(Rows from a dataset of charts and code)
━━━━━━━━━━━━━━━━━━━━━━━━━━━━━━
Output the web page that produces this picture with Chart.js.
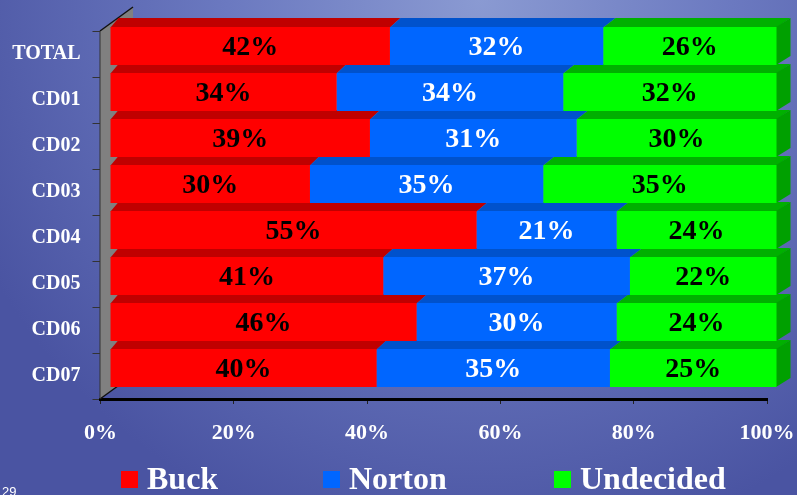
<!DOCTYPE html>
<html>
<head>
<meta charset="utf-8">
<script src="https://cdn.jsdelivr.net/npm/chart.js@4.4.1/dist/chart.umd.min.js"></script>
<style>
  html, body { margin: 0; padding: 0; background: #5560a8; }
  #wrap { position: absolute; left: 0; top: 0; width: 797px; height: 495px; }
</style>
</head>
<body>
<div id="wrap"><canvas id="c" width="797" height="495"></canvas></div>
<script>
const categories = ['TOTAL', 'CD01', 'CD02', 'CD03', 'CD04', 'CD05', 'CD06', 'CD07'];
const buck      = [42, 34, 39, 30, 55, 41, 46, 40];
const norton    = [32, 34, 31, 35, 21, 37, 30, 35];
const undecided = [26, 32, 30, 35, 24, 22, 24, 25];
const seriesNames = ['Buck', 'Norton', 'Undecided'];
const xTickValues = [0, 20, 40, 60, 80, 100];
const pageNumber = '29';

const frontColors = ['#ff0000', '#0066ff', '#00ff00'];
const topColors   = ['#c00000', '#0052cc', '#00b000'];
const sideColor   = '#00a000';
const labelColors = ['#000000', '#ffffff', '#000000'];

const SHIFT_X = 9.5, SHIFT_Y = -8;   // front plane offset from axis plane
const DEPTH_Y = 9;
function depthX(x, area) { return 8 + 6 * (x - area.left) / (area.right - area.left); }

const threeD = {
  id: 'threeD',
  beforeDraw(chart) {
    const ctx = chart.ctx;
    const g = ctx.createRadialGradient(480, 0, 0, 480, 0, 560);
    g.addColorStop(0, '#8a9ad2');
    g.addColorStop(0.45, '#6b79c0');
    g.addColorStop(1, '#4a54a2');
    ctx.save();
    ctx.fillStyle = g;
    ctx.fillRect(0, 0, chart.width, chart.height);
    ctx.restore();
  },
  beforeDatasetsDraw(chart) {
    const ctx = chart.ctx, a = chart.chartArea;
    ctx.save();
    const L = a.left - 0.5, T = a.top, B = a.bottom;
    ctx.fillStyle = '#808080';
    ctx.beginPath();
    ctx.moveTo(L, T); ctx.lineTo(L + 33, T - 24); ctx.lineTo(L + 33, B - 24); ctx.lineTo(L, B);
    ctx.closePath(); ctx.fill();
    ctx.strokeStyle = '#111'; ctx.lineWidth = 1.5;
    ctx.beginPath(); ctx.moveTo(L, T); ctx.lineTo(L + 33, T - 24); ctx.stroke();
    ctx.beginPath(); ctx.moveTo(L, B); ctx.lineTo(L + 33, B - 24); ctx.stroke();
    ctx.strokeStyle = '#333'; ctx.lineWidth = 1;
    ctx.beginPath(); ctx.moveTo(L, T); ctx.lineTo(L, B); ctx.stroke();

    ctx.translate(SHIFT_X, SHIFT_Y);
    const nData = chart.data.datasets.length;
    chart.data.datasets.forEach((ds, di) => {
      const meta = chart.getDatasetMeta(di);
      meta.data.forEach((el) => {
        const x0 = Math.min(el.base, el.x), x1 = Math.max(el.base, el.x);
        const top = el.y - el.height / 2, bot = el.y + el.height / 2;
        const d0 = depthX(x0, a), d1 = depthX(x1, a);
        ctx.fillStyle = topColors[di];
        ctx.beginPath();
        ctx.moveTo(x0, top + 0.5); ctx.lineTo(x0 + d0, top - DEPTH_Y);
        ctx.lineTo(x1 + d1, top - DEPTH_Y); ctx.lineTo(x1, top + 0.5);
        ctx.closePath(); ctx.fill();
        if (di === nData - 1) {
          ctx.fillStyle = sideColor;
          ctx.beginPath();
          ctx.moveTo(x1 - 0.5, top); ctx.lineTo(x1 + d1, top - DEPTH_Y);
          ctx.lineTo(x1 + d1, bot - DEPTH_Y); ctx.lineTo(x1 - 0.5, bot);
          ctx.closePath(); ctx.fill();
        }
      });
    });
  },
  afterDatasetsDraw(chart) {
    const ctx = chart.ctx;
    ctx.font = 'bold 28px "Liberation Serif"';
    ctx.textAlign = 'center';
    ctx.textBaseline = 'middle';
    chart.data.datasets.forEach((ds, di) => {
      const meta = chart.getDatasetMeta(di);
      meta.data.forEach((el, i) => {
        ctx.fillStyle = labelColors[di];
        ctx.fillText(ds.data[i] + '%', (el.base + el.x) / 2, el.y + 2);
      });
    });
    ctx.restore();
  },
  afterDraw(chart) {
    const ctx = chart.ctx;
    ctx.save();
    const itemX = [121, 323, 554];
    ctx.font = 'bold 32px "Liberation Serif"';
    ctx.textBaseline = 'alphabetic';
    ctx.textAlign = 'left';
    chart.data.datasets.forEach((ds, di) => {
      ctx.fillStyle = ds.backgroundColor;
      ctx.fillRect(itemX[di], 471, 17, 17);
      ctx.fillStyle = '#ffffff';
      ctx.fillText(ds.label, itemX[di] + 26, 489);
    });
    ctx.font = '13px "Liberation Sans"';
    ctx.fillStyle = '#ffffff';
    ctx.fillText(pageNumber, 2, 496);
    ctx.restore();
  }
};

const ctx = document.getElementById('c').getContext('2d');
new Chart(ctx, {
  type: 'bar',
  data: {
    labels: categories,
    datasets: [
      { label: seriesNames[0], data: buck, backgroundColor: frontColors[0] },
      { label: seriesNames[1], data: norton, backgroundColor: frontColors[1] },
      { label: seriesNames[2], data: undecided, backgroundColor: frontColors[2] }
    ].map(d => Object.assign(d, { borderWidth: 0, categoryPercentage: 1, barPercentage: 0.826, clip: false }))
  },
  options: {
    indexAxis: 'y',
    responsive: false,
    devicePixelRatio: 1,
    animation: false,
    layout: { padding: { left: 0, right: 30, top: 31, bottom: 0 } },
    plugins: { legend: { display: false }, tooltip: { enabled: false } },
    scales: {
      x: {
        stacked: true, min: 0, max: 100,
        afterBuildTicks: (s) => { s.ticks = xTickValues.map(v => ({ value: v })); },
        afterFit: (s) => { s.height = 96; s.paddingLeft = 0; s.paddingRight = 0; },
        ticks: {
          color: '#ffffff', padding: 16, maxRotation: 0,
          font: { family: 'Liberation Serif', weight: 'bold', size: 22 },
          callback: (v) => v + '%'
        },
        grid: { drawOnChartArea: false, tickLength: 5, color: '#222' },
        border: { display: true, color: '#000', width: 3 }
      },
      y: {
        stacked: true,
        afterFit: (s) => { s.width = 100.5; s.paddingTop = 0; s.paddingBottom = 0; },
        ticks: {
          color: '#ffffff', padding: 12,
          font: { family: 'Liberation Serif', weight: 'bold', size: 20 }
        },
        grid: { drawOnChartArea: false, tickLength: 8, color: '#333', offset: true },
        border: { display: false }
      }
    }
  },
  plugins: [threeD]
});
</script>
</body>
</html>
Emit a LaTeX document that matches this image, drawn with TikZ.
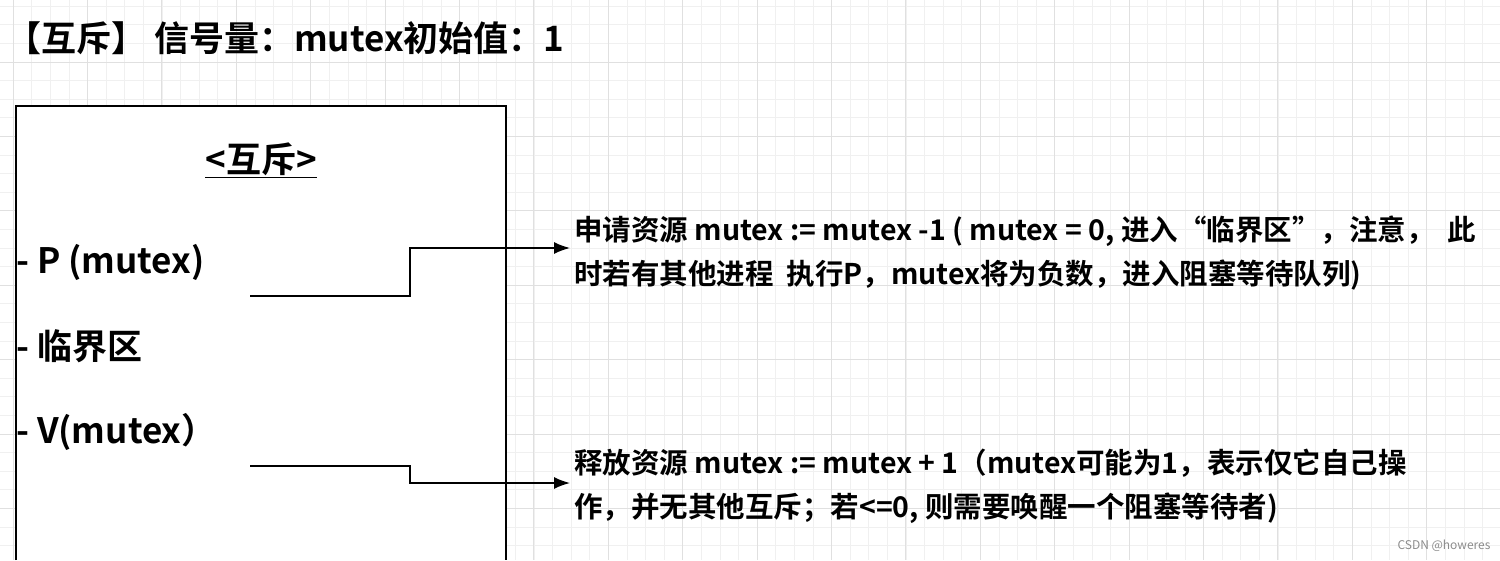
\documentclass[tikz,border=0pt]{standalone}
\usepackage{fontspec}
\setmainfont{Noto Sans CJK SC}[BoldFont={* Bold}]
\newfontfamily\cjkb{Noto Sans CJK SC Bold}
\usetikzlibrary{arrows.meta}
\begin{document}
\begin{tikzpicture}[x=1pt,y=-1pt,
  txt/.style={anchor=west,inner sep=0pt,font=\cjkb\fontsize{28.5}{44}\selectfont},
  big/.style={txt,font=\cjkb\fontsize{35}{40}\selectfont},
  conn/.style={line width=1.5pt,-{Latex[length=16pt,width=12pt]}}]
\useasboundingbox (0,0) rectangle (1500,560);
\fill[white] (0,0) rectangle (1500,560);
\foreach \x in {0,...,80} \draw[black!6,line width=0.6pt] ({13+\x*18.6},0) -- ({13+\x*18.6},560);
\foreach \y in {0,...,30} \draw[black!6,line width=0.6pt] (0,{6+\y*18.6}) -- (1500,{6+\y*18.6});
\foreach \x in {0,...,20} \draw[black!12,line width=0.8pt] ({13+\x*74.4},0) -- ({13+\x*74.4},560);
\foreach \y in {0,...,7} \draw[black!12,line width=0.8pt] (0,{62+\y*74.4}) -- (1500,{62+\y*74.4});
\node[big] (title) at (6,38) {【互斥】 信号量：mutex初始值：1};
\draw[fill=white,line width=1.6pt] (16,560) -- (16,106) -- (506,106) -- (506,560);
\node[big,anchor=center] (hd) at (261,160) {\underline{<互斥>}};
\node[big] (p) at (16,262) {- P (mutex)};
\node[big] (c) at (16,346) {- 临界区};
\node[big] (v) at (16,432) {- V(mutex）};
\coordinate (ps) at (250,296);
\coordinate (vs) at (250,466);
\node[txt,align=left,anchor=north west] (pt) at (574,216) {申请资源 mutex := mutex -1 ( mutex = 0, 进入“临界区”，注意，\ \ 此\\时若有其他进程\ \ 执行P，mutex将为负数，进入阻塞等待队列)};
\node[txt,align=left,anchor=north west] (vt) at (574,449) {释放资源 mutex := mutex + 1（mutex可能为1，表示仅它自己操\\作，并无其他互斥；若<=0, 则需要唤醒一个阻塞等待者)};
\draw[conn] (ps) -- (410,296) -- (410,248) -- (570,248);
\draw[conn] (vs) -- (410,466) -- (410,483) -- (570,483);
\node[anchor=east,text=black!45,font=\fontsize{12}{14}\selectfont] (wm) at (1494,546) {CSDN @howeres};
\end{tikzpicture}
\end{document}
━━━━━━━━━━━━━━━━━━━━━━━━━━━━━━
What the exercise asks: Take the lines from the first line of the entries through the line with "function depthX(x, area)", inclusive, and give them again exactly, minus any pictures.

Completed task:
Output the web page that produces this picture with Chart.js.
<!DOCTYPE html>
<html>
<head>
<meta charset="utf-8">
<script src="https://cdn.jsdelivr.net/npm/chart.js@4.4.1/dist/chart.umd.min.js"></script>
<style>
  html, body { margin: 0; padding: 0; background: #5560a8; }
  #wrap { position: absolute; left: 0; top: 0; width: 797px; height: 495px; }
</style>
</head>
<body>
<div id="wrap"><canvas id="c" width="797" height="495"></canvas></div>
<script>
const categories = ['TOTAL', 'CD01', 'CD02', 'CD03', 'CD04', 'CD05', 'CD06', 'CD07'];
const buck      = [42, 34, 39, 30, 55, 41, 46, 40];
const norton    = [32, 34, 31, 35, 21, 37, 30, 35];
const undecided = [26, 32, 30, 35, 24, 22, 24, 25];
const seriesNames = ['Buck', 'Norton', 'Undecided'];
const xTickValues = [0, 20, 40, 60, 80, 100];
const pageNumber = '29';

const frontColors = ['#ff0000', '#0066ff', '#00ff00'];
const topColors   = ['#c00000', '#0052cc', '#00b000'];
const sideColor   = '#00a000';
const labelColors = ['#000000', '#ffffff', '#000000'];

const SHIFT_X = 9.5, SHIFT_Y = -8;   // front plane offset from axis plane
const DEPTH_Y = 9;
function depthX(x, area) { return 8 + 6 * (x - area.left) / (area.right - area.left); }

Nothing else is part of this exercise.